Solo, - Bergelut menjadi dalang wayang kulit sudah biasa. Namun, berbeda dengan dalang yang satu ini.
Berkat kreativitasnya, Agung Sudarwanto, Pria kelahiran Desa Kauman, Nganjuk Jawa Timur pada 4 Agustus 1979 yang mengaku mulai mendalang sejak kelas lima SD tahun 1990.
Berhasil membuat Wayang Adiwiyata atau Wayang Peduli Lingkungan, menggunakan media Wayang Transformatik (Transformasi Plastik) iringan gamelan, alat musik modern, seni tari dan di dukung tata lighting yang muaranya lebih terasa komunikatif di era industri 5.0.

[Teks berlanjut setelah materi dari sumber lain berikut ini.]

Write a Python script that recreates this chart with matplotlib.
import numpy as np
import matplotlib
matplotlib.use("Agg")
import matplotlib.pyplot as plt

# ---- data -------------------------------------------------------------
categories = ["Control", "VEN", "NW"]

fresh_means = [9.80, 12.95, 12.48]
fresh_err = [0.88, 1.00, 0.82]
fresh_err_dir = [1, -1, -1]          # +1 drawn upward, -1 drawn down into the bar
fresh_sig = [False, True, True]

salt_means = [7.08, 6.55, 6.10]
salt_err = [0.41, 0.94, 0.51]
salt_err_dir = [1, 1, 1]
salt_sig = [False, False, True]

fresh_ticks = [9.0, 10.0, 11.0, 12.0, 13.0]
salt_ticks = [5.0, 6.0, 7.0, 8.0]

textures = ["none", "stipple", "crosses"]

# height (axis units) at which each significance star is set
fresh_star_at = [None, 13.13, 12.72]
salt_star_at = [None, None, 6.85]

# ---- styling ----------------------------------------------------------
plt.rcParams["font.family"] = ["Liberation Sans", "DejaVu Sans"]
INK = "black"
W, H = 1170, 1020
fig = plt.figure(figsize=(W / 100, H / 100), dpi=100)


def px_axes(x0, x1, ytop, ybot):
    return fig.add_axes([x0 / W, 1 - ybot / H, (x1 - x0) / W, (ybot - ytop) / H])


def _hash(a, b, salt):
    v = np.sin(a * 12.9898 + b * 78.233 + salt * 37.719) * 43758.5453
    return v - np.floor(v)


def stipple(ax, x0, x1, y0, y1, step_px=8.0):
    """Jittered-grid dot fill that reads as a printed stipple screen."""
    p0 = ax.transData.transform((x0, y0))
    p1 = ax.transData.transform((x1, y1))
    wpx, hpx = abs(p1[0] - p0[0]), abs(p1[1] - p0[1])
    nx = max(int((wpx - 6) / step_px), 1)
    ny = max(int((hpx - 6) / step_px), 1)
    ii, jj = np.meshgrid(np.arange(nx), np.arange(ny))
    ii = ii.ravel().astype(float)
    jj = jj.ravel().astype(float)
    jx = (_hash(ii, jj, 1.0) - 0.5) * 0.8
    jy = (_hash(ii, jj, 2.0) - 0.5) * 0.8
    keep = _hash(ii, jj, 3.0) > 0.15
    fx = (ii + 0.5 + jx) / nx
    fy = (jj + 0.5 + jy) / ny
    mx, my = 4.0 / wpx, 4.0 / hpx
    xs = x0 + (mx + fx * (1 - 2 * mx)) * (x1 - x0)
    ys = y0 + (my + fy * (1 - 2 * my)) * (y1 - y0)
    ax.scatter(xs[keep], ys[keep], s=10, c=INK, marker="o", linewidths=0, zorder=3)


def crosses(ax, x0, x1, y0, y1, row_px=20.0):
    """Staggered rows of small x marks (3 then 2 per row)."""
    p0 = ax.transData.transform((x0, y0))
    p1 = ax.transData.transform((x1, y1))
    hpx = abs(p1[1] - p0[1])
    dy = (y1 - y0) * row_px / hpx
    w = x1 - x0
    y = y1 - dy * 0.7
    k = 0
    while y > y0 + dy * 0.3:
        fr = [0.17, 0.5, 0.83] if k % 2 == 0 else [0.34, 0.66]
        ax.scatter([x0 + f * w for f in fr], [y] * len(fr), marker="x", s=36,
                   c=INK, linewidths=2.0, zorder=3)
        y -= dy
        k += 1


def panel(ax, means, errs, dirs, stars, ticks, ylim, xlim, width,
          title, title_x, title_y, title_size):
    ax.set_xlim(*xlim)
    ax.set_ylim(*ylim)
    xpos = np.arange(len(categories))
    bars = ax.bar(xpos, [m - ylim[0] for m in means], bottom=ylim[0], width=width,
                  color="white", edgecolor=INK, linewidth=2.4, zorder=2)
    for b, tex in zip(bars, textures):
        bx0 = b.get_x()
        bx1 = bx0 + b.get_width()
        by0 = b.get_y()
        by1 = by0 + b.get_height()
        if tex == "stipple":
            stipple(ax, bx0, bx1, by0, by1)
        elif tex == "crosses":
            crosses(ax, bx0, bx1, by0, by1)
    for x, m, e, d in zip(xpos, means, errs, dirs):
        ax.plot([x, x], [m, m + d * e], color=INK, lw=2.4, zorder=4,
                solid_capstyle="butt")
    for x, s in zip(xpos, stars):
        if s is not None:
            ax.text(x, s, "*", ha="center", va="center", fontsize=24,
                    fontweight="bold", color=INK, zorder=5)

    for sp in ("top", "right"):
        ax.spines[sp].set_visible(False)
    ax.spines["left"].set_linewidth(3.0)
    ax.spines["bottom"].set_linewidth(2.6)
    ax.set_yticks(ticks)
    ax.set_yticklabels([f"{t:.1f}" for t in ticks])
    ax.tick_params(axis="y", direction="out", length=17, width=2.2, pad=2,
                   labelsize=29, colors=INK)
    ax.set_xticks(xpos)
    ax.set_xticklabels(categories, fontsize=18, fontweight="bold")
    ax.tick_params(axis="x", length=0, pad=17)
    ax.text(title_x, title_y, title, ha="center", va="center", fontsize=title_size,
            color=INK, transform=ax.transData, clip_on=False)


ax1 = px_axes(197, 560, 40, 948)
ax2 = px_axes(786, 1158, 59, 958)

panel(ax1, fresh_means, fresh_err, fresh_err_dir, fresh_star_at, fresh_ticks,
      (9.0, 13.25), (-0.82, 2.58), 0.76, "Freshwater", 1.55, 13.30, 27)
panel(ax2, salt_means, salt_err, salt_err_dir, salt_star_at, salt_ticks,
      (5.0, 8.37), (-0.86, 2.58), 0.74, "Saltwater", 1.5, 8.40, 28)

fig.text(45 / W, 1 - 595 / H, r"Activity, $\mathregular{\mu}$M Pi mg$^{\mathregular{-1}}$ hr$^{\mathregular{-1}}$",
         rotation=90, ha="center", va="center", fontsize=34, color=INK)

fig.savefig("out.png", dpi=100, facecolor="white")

Ki Agung, merupakan anggota Persatuan Pedalangan Indonesia (Pepadi) bidang Penelitian dan Pengembangan (Litbang) Kota Surakarta.
Mengaku terinspirasi mengembangkan wayang ini sejak SD Muhammadiyah 1 Ketelan ditetapkan sebagai Sekolah Adiwiyata oleh Dinas Lingkungan Hidup Kota Solo tahun 2018 lalu.

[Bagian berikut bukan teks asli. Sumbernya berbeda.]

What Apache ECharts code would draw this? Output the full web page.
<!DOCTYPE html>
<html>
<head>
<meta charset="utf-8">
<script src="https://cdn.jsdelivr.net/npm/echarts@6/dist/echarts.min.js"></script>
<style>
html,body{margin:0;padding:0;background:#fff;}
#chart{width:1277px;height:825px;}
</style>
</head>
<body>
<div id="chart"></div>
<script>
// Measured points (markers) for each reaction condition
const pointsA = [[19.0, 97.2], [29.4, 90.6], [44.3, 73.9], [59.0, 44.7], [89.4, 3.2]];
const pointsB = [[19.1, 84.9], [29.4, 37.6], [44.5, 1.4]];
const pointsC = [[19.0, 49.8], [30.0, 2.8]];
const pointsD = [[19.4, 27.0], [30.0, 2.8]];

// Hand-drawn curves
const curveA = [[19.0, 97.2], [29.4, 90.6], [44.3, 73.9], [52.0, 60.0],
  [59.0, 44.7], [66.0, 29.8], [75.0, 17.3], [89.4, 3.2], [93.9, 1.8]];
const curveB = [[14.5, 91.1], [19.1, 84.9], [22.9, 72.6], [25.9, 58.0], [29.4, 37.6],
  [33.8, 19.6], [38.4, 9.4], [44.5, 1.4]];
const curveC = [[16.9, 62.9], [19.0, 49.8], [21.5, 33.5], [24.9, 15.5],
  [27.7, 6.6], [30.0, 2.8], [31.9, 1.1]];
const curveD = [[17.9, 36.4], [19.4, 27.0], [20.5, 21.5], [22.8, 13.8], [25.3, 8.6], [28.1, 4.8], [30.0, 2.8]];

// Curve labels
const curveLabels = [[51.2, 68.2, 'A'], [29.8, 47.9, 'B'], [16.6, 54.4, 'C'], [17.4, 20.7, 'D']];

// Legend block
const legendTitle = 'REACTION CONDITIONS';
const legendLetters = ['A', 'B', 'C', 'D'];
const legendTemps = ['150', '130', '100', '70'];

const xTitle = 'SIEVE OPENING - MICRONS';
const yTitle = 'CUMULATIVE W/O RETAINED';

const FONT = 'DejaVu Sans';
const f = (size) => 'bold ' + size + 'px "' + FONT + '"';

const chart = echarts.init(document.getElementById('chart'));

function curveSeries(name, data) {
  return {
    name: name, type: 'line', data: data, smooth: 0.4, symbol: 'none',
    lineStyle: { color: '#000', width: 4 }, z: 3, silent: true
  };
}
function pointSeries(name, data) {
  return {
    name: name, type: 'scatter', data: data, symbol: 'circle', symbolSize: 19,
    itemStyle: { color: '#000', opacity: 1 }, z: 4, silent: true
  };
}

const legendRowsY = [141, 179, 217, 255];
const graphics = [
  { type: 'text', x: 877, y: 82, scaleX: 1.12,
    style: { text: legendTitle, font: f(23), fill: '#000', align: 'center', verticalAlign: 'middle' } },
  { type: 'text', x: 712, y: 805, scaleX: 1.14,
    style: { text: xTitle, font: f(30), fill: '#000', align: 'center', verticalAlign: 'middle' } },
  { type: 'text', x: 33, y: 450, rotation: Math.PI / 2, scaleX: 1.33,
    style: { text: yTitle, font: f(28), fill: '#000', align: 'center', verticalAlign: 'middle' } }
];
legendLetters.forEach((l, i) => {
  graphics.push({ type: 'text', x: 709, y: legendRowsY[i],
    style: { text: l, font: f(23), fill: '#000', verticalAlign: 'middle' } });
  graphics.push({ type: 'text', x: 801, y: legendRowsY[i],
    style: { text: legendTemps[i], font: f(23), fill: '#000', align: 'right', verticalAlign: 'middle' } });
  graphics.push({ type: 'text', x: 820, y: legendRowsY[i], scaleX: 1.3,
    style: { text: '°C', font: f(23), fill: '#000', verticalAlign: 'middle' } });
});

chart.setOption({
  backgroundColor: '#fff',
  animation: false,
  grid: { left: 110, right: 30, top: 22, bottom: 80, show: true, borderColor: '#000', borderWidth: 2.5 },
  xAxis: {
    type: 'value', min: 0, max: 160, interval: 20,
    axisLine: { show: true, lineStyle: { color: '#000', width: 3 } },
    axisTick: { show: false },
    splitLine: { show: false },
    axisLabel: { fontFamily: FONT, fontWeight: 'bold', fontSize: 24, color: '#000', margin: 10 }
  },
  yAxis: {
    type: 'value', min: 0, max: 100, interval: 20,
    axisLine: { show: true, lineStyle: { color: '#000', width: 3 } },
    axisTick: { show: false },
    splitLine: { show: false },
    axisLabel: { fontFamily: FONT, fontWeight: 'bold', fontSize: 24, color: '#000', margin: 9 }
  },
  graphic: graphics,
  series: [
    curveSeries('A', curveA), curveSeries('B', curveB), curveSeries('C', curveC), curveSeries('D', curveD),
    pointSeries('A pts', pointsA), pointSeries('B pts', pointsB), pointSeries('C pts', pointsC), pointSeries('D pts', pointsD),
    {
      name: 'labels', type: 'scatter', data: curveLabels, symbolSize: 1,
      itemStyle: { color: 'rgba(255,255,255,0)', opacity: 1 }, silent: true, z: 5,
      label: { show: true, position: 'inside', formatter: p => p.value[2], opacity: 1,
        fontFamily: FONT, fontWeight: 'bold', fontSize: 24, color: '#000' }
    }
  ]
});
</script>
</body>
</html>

“Wayang transformatik dengan lakon “kapan peduli lingkungan”, siap digelar di berbagai instansi terkait yang peduli terhadap lingkungan,” ujar Ki Agung bertepatan Hari Mendongeng Internasional yang diperingati tiap 20 maret, Rabu (20/3/2019) kemarin.
Wayang Adiwiyata ini dipentaskan selama kurang lebih tiga puluh menit. Pada suatu hari yang cerah telah terjadi pertemuan antara Sikun, Sijou dan Sime.
Mereka membicarakan tentang kebersihan lingkungan, kita harus tetap menjaganya agar hidup ini menjadi sehat.
Sijou berpendapat itu bisa tercapai jika manusia sadar dan tanggap terhadap kondisi alam, maka dari itu ketiga tokoh tersebut memberikan contoh praktik baik menyikapi sampah di lingkungan sekitar.
Mereka tak sungkan mengingatkan sikap manusia yang kurang baik dalam memperlakukan sampah demi menyelamatkan bumi.
Mengetahui gerakan 3 S tersebut, sekelompok nyamuk, kecoa, lalat berbincang-bincang menyerang Sikun, Sijou dan Sime.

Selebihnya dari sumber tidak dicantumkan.